- **EXERCISE AIM**:
Repeat every entry word for word, but leave the images out of your copy.

-- Start of PROVIDED DATA --

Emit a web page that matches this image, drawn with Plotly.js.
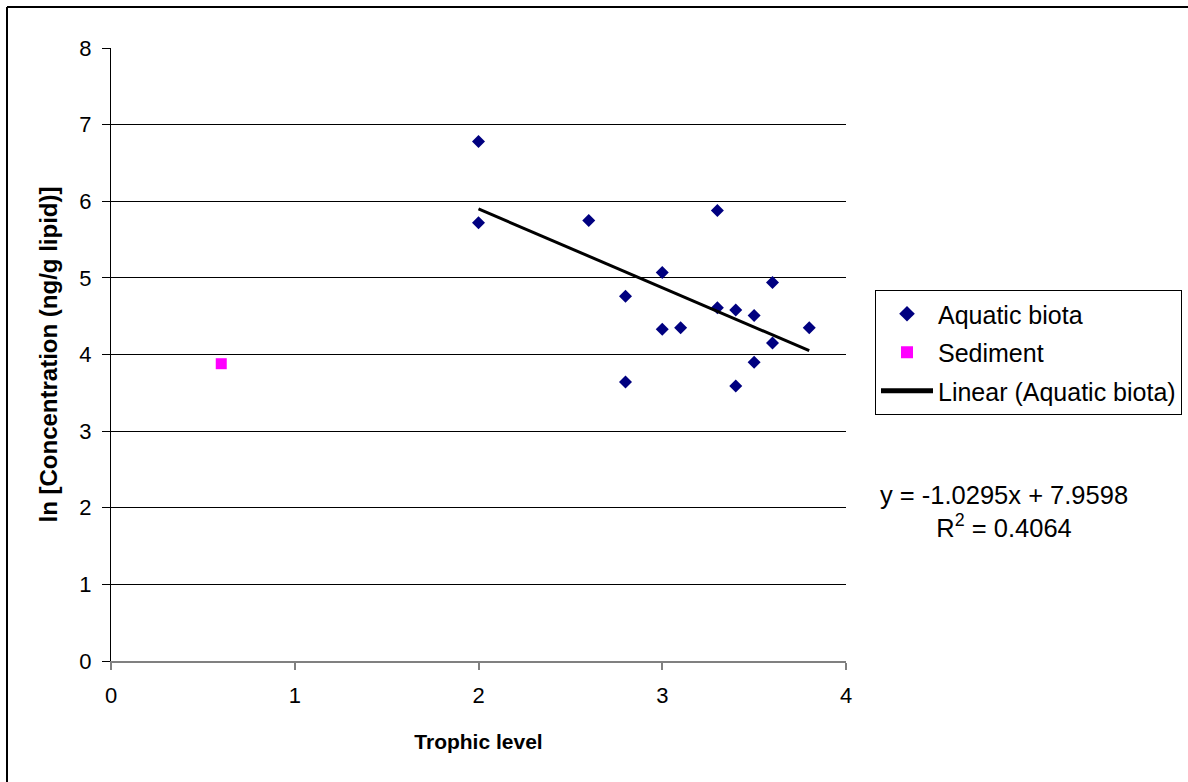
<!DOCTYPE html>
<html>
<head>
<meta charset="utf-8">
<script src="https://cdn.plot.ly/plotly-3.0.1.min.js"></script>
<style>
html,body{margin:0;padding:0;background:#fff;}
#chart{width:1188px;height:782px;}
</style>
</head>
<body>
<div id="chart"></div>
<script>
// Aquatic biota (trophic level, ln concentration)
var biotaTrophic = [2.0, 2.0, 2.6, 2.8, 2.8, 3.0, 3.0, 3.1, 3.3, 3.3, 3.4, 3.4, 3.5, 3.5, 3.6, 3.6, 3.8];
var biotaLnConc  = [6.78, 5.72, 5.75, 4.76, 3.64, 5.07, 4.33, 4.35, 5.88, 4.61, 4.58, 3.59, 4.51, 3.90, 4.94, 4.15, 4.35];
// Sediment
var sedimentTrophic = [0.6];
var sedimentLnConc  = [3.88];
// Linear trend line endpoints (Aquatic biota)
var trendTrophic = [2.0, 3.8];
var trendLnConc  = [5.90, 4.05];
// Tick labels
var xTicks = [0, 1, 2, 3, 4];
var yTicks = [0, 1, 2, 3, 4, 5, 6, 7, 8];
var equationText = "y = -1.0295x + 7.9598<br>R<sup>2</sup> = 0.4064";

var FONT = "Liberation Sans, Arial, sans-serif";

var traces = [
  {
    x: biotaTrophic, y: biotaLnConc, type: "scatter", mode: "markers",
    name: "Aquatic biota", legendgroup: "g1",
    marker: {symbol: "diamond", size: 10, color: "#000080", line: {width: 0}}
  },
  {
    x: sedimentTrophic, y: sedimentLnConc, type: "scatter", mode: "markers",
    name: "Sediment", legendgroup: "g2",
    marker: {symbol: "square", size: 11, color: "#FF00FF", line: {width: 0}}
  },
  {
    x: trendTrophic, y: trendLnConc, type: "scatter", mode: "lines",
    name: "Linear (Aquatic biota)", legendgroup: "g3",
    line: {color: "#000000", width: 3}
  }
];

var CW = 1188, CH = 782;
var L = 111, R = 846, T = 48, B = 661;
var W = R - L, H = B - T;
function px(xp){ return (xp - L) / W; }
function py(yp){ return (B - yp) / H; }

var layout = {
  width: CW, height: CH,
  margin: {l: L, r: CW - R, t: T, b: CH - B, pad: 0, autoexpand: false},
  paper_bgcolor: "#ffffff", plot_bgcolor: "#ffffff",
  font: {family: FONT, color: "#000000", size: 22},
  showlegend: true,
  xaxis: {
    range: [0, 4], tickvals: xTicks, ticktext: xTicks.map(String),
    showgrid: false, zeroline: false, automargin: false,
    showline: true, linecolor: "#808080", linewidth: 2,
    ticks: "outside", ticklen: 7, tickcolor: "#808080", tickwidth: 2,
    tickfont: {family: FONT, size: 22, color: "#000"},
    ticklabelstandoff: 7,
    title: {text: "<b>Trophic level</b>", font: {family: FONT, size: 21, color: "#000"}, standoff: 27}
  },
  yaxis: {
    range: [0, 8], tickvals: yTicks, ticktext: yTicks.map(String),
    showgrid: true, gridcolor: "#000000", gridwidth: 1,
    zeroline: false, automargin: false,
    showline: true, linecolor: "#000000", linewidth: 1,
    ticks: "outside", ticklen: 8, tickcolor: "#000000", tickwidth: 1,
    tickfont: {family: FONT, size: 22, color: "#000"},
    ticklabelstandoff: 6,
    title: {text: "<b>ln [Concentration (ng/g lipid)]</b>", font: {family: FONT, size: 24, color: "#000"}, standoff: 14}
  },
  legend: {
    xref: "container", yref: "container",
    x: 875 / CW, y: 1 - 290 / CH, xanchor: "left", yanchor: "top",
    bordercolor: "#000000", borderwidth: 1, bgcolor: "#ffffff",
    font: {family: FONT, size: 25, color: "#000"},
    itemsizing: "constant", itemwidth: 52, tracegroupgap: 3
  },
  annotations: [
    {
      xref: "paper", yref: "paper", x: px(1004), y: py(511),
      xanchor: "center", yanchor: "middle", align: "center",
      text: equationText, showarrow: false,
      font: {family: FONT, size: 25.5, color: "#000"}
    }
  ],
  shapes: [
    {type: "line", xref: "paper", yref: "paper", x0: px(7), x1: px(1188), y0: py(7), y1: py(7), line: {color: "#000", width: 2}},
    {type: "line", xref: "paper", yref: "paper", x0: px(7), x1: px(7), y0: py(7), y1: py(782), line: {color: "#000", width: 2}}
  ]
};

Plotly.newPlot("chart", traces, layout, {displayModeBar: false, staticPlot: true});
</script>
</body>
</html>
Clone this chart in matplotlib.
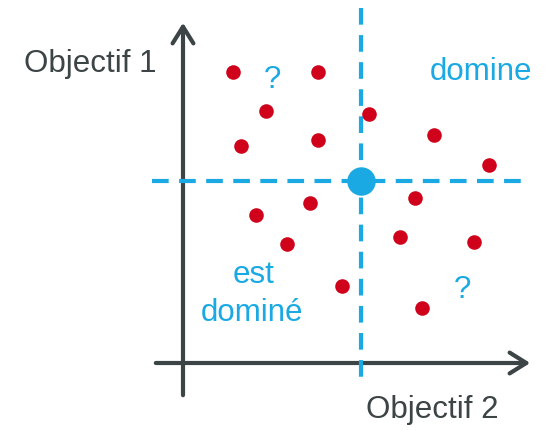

-- End of PROVIDED DATA --

- **EXERCISE RESULT**:
Emit a web page that matches this image, drawn with Plotly.js.
<!DOCTYPE html>
<html>
<head>
<meta charset="utf-8">
<script src="https://cdn.plot.ly/plotly-3.0.1.min.js"></script>
<style>
html,body{margin:0;padding:0;background:#fff;}
#chart{width:1188px;height:782px;}
</style>
</head>
<body>
<div id="chart"></div>
<script>
// Aquatic biota (trophic level, ln concentration)
var biotaTrophic = [2.0, 2.0, 2.6, 2.8, 2.8, 3.0, 3.0, 3.1, 3.3, 3.3, 3.4, 3.4, 3.5, 3.5, 3.6, 3.6, 3.8];
var biotaLnConc  = [6.78, 5.72, 5.75, 4.76, 3.64, 5.07, 4.33, 4.35, 5.88, 4.61, 4.58, 3.59, 4.51, 3.90, 4.94, 4.15, 4.35];
// Sediment
var sedimentTrophic = [0.6];
var sedimentLnConc  = [3.88];
// Linear trend line endpoints (Aquatic biota)
var trendTrophic = [2.0, 3.8];
var trendLnConc  = [5.90, 4.05];
// Tick labels
var xTicks = [0, 1, 2, 3, 4];
var yTicks = [0, 1, 2, 3, 4, 5, 6, 7, 8];
var equationText = "y = -1.0295x + 7.9598<br>R<sup>2</sup> = 0.4064";

var FONT = "Liberation Sans, Arial, sans-serif";

var traces = [
  {
    x: biotaTrophic, y: biotaLnConc, type: "scatter", mode: "markers",
    name: "Aquatic biota", legendgroup: "g1",
    marker: {symbol: "diamond", size: 10, color: "#000080", line: {width: 0}}
  },
  {
    x: sedimentTrophic, y: sedimentLnConc, type: "scatter", mode: "markers",
    name: "Sediment", legendgroup: "g2",
    marker: {symbol: "square", size: 11, color: "#FF00FF", line: {width: 0}}
  },
  {
    x: trendTrophic, y: trendLnConc, type: "scatter", mode: "lines",
    name: "Linear (Aquatic biota)", legendgroup: "g3",
    line: {color: "#000000", width: 3}
  }
];

var CW = 1188, CH = 782;
var L = 111, R = 846, T = 48, B = 661;
var W = R - L, H = B - T;
function px(xp){ return (xp - L) / W; }
function py(yp){ return (B - yp) / H; }

var layout = {
  width: CW, height: CH,
  margin: {l: L, r: CW - R, t: T, b: CH - B, pad: 0, autoexpand: false},
  paper_bgcolor: "#ffffff", plot_bgcolor: "#ffffff",
  font: {family: FONT, color: "#000000", size: 22},
  showlegend: true,
  xaxis: {
    range: [0, 4], tickvals: xTicks, ticktext: xTicks.map(String),
    showgrid: false, zeroline: false, automargin: false,
    showline: true, linecolor: "#808080", linewidth: 2,
    ticks: "outside", ticklen: 7, tickcolor: "#808080", tickwidth: 2,
    tickfont: {family: FONT, size: 22, color: "#000"},
    ticklabelstandoff: 7,
    title: {text: "<b>Trophic level</b>", font: {family: FONT, size: 21, color: "#000"}, standoff: 27}
  },
  yaxis: {
    range: [0, 8], tickvals: yTicks, ticktext: yTicks.map(String),
    showgrid: true, gridcolor: "#000000", gridwidth: 1,
    zeroline: false, automargin: false,
    showline: true, linecolor: "#000000", linewidth: 1,
    ticks: "outside", ticklen: 8, tickcolor: "#000000", tickwidth: 1,
    tickfont: {family: FONT, size: 22, color: "#000"},
    ticklabelstandoff: 6,
    title: {text: "<b>ln [Concentration (ng/g lipid)]</b>", font: {family: FONT, size: 24, color: "#000"}, standoff: 14}
  },
  legend: {
    xref: "container", yref: "container",
    x: 875 / CW, y: 1 - 290 / CH, xanchor: "left", yanchor: "top",
    bordercolor: "#000000", borderwidth: 1, bgcolor: "#ffffff",
    font: {family: FONT, size: 25, color: "#000"},
    itemsizing: "constant", itemwidth: 52, tracegroupgap: 3
  },
  annotations: [
    {
      xref: "paper", yref: "paper", x: px(1004), y: py(511),
      xanchor: "center", yanchor: "middle", align: "center",
      text: equationText, showarrow: false,
      font: {family: FONT, size: 25.5, color: "#000"}
    }
  ],
  shapes: [
    {type: "line", xref: "paper", yref: "paper", x0: px(7), x1: px(1188), y0: py(7), y1: py(7), line: {color: "#000", width: 2}},
    {type: "line", xref: "paper", yref: "paper", x0: px(7), x1: px(7), y0: py(7), y1: py(782), line: {color: "#000", width: 2}}
  ]
};

Plotly.newPlot("chart", traces, layout, {displayModeBar: false, staticPlot: true});
</script>
</body>
</html>
Clone this chart in matplotlib.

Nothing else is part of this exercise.